Directive =
Starting at the line containing "Convert this chart to Plotly.js code.", copy each line exactly, ending with the line containing "const yTicks = [0,5,10,15,20,25,30];". Leave out everything else.

Extracted material =
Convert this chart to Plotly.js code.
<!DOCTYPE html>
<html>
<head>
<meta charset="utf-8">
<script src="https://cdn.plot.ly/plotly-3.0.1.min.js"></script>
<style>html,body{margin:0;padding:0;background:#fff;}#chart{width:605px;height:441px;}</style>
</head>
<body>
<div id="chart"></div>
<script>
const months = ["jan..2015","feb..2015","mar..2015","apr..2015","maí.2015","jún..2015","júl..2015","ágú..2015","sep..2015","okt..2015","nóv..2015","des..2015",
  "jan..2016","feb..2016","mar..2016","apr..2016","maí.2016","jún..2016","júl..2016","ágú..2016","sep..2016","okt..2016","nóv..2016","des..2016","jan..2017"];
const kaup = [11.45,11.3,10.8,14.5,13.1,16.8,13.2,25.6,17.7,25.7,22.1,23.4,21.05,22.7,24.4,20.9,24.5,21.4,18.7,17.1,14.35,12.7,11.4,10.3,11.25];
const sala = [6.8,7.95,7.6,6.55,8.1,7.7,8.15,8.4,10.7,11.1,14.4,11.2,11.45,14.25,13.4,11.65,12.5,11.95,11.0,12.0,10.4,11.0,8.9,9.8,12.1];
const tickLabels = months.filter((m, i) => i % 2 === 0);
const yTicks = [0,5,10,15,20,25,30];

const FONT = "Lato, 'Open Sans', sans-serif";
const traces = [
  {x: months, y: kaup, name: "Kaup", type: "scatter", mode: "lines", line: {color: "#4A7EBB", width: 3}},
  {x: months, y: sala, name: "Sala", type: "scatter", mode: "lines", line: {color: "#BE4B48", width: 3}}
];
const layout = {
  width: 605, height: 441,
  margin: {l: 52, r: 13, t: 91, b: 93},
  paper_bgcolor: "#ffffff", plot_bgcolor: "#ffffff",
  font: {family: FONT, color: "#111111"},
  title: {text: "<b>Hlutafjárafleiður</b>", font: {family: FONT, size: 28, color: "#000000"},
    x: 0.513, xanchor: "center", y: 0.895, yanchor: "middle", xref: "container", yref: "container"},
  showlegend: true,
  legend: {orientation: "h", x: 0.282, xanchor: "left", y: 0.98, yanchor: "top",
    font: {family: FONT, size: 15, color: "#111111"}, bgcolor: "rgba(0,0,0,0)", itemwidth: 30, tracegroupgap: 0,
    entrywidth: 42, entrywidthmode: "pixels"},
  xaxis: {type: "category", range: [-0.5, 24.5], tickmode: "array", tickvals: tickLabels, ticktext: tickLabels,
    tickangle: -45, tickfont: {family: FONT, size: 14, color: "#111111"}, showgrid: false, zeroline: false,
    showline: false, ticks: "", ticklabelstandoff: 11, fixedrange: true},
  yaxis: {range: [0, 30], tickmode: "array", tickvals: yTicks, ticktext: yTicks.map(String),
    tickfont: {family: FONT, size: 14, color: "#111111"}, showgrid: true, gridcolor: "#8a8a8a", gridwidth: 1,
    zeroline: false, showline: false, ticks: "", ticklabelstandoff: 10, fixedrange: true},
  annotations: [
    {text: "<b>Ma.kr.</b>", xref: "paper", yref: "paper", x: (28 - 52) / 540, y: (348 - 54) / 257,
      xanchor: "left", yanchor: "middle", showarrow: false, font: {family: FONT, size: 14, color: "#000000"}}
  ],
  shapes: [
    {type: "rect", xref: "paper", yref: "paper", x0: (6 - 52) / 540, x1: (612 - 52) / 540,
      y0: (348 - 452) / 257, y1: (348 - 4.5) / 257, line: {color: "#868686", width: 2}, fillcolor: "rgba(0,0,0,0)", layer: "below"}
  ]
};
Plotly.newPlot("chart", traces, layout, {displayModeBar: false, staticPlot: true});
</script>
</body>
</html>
---
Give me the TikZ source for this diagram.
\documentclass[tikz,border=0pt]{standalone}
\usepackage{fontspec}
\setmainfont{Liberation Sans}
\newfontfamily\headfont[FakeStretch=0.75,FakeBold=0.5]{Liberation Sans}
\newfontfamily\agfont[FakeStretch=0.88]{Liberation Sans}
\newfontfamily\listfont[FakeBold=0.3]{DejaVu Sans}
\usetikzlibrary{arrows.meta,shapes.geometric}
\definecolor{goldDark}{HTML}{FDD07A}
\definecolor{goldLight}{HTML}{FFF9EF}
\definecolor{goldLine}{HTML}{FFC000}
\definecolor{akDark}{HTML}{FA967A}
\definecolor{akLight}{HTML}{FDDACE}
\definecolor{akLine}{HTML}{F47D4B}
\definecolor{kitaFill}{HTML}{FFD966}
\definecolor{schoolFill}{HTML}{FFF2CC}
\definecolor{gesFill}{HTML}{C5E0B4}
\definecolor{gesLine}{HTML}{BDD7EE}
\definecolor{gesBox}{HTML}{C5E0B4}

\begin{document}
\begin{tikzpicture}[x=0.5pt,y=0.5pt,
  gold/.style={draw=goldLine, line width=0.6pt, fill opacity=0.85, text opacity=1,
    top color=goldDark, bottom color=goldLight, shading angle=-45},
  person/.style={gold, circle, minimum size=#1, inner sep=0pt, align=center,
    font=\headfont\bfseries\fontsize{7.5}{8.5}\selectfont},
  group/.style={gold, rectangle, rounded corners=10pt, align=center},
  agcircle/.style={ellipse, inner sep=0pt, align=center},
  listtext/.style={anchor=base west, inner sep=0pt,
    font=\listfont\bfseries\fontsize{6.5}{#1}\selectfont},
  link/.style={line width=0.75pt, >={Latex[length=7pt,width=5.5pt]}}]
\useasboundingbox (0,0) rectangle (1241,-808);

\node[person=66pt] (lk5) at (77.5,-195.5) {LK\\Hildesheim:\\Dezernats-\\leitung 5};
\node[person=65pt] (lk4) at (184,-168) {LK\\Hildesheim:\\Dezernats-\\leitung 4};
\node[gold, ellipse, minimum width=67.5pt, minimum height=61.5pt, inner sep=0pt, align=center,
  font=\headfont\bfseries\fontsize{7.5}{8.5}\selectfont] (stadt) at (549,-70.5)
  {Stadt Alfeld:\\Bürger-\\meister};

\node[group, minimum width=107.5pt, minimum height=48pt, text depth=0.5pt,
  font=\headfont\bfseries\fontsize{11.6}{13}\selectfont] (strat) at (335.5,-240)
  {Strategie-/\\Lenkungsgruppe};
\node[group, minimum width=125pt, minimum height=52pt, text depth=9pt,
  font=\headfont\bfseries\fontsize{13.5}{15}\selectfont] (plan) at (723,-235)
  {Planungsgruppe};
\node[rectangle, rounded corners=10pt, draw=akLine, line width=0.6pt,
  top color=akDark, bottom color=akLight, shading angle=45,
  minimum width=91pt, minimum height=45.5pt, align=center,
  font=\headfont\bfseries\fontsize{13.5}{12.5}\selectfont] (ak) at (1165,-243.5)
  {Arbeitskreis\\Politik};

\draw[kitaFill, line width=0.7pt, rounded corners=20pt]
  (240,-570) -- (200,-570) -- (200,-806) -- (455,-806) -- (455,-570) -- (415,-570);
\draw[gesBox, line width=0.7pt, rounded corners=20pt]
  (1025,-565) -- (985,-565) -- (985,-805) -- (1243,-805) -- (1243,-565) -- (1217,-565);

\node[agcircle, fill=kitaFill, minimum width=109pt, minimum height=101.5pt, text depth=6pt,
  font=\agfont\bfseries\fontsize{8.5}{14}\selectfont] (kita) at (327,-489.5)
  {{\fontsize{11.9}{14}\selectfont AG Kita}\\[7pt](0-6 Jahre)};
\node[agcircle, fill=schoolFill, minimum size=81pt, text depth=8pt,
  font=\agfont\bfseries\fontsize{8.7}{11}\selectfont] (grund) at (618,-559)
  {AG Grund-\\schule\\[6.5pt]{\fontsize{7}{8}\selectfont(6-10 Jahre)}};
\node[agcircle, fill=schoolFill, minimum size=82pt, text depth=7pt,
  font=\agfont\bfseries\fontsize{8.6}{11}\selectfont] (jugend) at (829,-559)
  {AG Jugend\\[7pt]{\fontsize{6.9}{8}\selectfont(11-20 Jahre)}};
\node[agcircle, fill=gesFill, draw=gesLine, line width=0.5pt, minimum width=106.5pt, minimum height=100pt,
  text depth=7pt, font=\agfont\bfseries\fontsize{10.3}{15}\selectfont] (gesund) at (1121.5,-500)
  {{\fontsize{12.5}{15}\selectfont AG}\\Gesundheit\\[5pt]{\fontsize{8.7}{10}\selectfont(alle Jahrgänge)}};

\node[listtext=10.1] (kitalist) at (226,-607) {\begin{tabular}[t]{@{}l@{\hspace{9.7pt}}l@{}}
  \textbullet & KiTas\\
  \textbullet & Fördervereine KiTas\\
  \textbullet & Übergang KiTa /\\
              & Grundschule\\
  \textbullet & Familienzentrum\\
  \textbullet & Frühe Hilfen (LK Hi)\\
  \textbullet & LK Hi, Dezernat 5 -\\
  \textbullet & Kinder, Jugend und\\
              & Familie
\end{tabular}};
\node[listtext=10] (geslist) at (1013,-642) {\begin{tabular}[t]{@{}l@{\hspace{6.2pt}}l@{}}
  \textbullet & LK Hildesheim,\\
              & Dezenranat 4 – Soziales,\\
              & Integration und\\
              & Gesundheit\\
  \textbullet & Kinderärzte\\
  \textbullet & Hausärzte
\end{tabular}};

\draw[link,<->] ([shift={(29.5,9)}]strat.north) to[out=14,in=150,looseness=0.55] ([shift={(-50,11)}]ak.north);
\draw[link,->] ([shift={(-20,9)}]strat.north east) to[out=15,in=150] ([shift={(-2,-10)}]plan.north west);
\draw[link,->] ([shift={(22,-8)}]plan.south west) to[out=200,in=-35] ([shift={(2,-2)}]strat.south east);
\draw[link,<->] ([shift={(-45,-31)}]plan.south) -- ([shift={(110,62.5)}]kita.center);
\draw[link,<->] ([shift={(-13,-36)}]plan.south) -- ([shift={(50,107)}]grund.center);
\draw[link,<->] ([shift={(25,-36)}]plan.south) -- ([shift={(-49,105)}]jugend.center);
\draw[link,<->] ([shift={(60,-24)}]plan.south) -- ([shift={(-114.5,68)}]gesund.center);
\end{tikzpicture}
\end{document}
==
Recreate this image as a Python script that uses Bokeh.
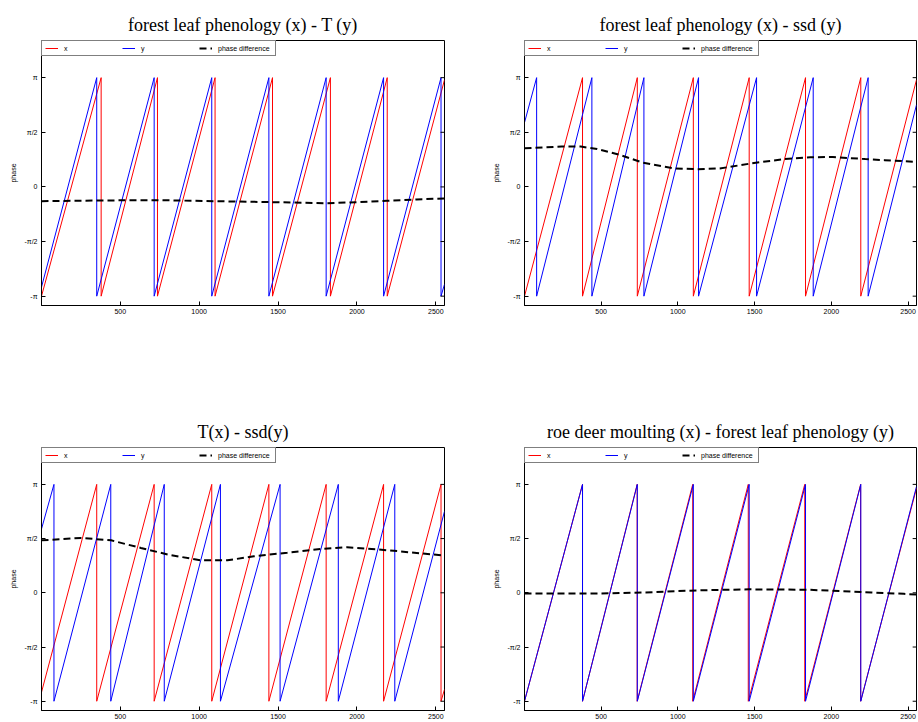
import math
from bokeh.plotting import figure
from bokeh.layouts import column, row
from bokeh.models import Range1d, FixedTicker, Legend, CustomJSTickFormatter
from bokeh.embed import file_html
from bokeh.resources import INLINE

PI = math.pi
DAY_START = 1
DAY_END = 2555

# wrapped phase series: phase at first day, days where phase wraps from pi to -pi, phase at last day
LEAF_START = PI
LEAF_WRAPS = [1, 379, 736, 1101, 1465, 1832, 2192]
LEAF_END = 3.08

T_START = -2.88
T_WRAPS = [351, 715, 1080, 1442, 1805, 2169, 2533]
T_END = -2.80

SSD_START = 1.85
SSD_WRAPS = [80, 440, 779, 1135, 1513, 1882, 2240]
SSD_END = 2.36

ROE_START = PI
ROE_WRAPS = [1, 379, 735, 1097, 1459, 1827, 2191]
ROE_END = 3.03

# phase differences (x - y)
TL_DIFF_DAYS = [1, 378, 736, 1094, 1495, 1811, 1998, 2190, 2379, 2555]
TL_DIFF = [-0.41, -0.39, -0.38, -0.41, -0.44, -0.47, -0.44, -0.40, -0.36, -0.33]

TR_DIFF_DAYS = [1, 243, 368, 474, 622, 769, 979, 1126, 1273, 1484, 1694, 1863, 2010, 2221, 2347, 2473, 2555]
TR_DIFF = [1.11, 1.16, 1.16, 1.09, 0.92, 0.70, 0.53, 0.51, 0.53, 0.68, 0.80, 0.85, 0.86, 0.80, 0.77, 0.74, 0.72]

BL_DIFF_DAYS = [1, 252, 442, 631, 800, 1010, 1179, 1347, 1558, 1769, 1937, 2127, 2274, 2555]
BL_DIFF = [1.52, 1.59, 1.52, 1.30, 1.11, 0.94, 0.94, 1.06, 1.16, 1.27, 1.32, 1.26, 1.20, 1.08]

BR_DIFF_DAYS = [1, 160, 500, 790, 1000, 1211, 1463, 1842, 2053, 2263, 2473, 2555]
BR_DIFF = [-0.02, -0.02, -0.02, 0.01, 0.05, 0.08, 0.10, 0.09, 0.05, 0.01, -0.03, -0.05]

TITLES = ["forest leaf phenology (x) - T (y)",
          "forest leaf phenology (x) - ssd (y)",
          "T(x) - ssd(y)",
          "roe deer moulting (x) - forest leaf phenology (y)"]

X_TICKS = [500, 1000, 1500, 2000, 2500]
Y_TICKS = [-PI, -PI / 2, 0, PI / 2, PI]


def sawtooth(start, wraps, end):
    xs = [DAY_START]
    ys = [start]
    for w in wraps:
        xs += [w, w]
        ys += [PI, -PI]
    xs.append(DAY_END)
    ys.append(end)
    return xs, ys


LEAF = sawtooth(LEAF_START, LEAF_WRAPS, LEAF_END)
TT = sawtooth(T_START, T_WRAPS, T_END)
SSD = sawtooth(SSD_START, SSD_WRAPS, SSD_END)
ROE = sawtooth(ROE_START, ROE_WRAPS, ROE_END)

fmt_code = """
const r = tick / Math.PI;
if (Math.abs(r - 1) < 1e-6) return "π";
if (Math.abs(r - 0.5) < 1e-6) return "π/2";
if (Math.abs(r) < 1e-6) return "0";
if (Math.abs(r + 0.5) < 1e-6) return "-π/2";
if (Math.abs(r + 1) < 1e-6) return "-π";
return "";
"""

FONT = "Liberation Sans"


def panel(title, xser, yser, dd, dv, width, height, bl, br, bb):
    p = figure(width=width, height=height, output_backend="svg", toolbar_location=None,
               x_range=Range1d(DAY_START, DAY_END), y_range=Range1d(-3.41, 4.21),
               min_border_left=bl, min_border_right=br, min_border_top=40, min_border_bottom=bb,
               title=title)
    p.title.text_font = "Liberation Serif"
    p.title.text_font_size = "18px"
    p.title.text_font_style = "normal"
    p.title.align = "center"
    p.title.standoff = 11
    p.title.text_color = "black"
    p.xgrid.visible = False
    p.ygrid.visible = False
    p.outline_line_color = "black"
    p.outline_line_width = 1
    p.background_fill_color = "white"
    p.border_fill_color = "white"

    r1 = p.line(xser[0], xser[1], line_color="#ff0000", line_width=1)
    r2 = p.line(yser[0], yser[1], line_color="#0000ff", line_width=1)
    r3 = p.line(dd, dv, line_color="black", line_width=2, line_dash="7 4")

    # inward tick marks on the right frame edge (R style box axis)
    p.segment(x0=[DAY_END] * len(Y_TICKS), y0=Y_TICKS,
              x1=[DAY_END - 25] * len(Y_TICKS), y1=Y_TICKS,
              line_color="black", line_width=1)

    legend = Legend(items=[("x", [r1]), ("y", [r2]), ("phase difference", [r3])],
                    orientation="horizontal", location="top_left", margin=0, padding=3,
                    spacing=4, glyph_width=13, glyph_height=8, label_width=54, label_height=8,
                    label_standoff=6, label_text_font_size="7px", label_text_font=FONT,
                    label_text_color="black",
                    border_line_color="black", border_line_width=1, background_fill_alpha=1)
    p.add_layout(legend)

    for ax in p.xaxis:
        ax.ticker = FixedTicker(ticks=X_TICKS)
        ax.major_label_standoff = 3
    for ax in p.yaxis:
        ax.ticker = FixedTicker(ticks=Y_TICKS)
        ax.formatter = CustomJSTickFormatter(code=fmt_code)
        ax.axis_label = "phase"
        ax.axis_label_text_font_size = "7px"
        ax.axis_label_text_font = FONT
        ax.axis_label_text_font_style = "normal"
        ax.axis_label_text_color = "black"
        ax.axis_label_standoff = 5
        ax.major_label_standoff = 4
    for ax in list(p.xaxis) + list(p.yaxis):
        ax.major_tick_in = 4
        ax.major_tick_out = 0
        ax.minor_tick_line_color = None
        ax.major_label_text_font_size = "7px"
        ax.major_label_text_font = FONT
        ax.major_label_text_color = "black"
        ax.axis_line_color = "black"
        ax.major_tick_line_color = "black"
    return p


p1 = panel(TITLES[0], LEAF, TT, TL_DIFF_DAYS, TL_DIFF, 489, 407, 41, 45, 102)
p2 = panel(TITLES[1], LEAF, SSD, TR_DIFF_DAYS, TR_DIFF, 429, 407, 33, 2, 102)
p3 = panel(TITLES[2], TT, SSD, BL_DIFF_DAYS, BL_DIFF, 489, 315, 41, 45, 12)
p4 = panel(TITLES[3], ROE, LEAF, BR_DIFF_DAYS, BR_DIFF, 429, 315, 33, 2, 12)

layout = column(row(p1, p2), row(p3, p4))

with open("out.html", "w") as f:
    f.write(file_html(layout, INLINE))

Answer to this problem =
Convert this chart to Plotly.js code.
<!DOCTYPE html>
<html>
<head>
<meta charset="utf-8">
<script src="https://cdn.plot.ly/plotly-3.0.1.min.js"></script>
<style>html,body{margin:0;padding:0;background:#fff;}#chart{width:605px;height:441px;}</style>
</head>
<body>
<div id="chart"></div>
<script>
const months = ["jan..2015","feb..2015","mar..2015","apr..2015","maí.2015","jún..2015","júl..2015","ágú..2015","sep..2015","okt..2015","nóv..2015","des..2015",
  "jan..2016","feb..2016","mar..2016","apr..2016","maí.2016","jún..2016","júl..2016","ágú..2016","sep..2016","okt..2016","nóv..2016","des..2016","jan..2017"];
const kaup = [11.45,11.3,10.8,14.5,13.1,16.8,13.2,25.6,17.7,25.7,22.1,23.4,21.05,22.7,24.4,20.9,24.5,21.4,18.7,17.1,14.35,12.7,11.4,10.3,11.25];
const sala = [6.8,7.95,7.6,6.55,8.1,7.7,8.15,8.4,10.7,11.1,14.4,11.2,11.45,14.25,13.4,11.65,12.5,11.95,11.0,12.0,10.4,11.0,8.9,9.8,12.1];
const tickLabels = months.filter((m, i) => i % 2 === 0);
const yTicks = [0,5,10,15,20,25,30];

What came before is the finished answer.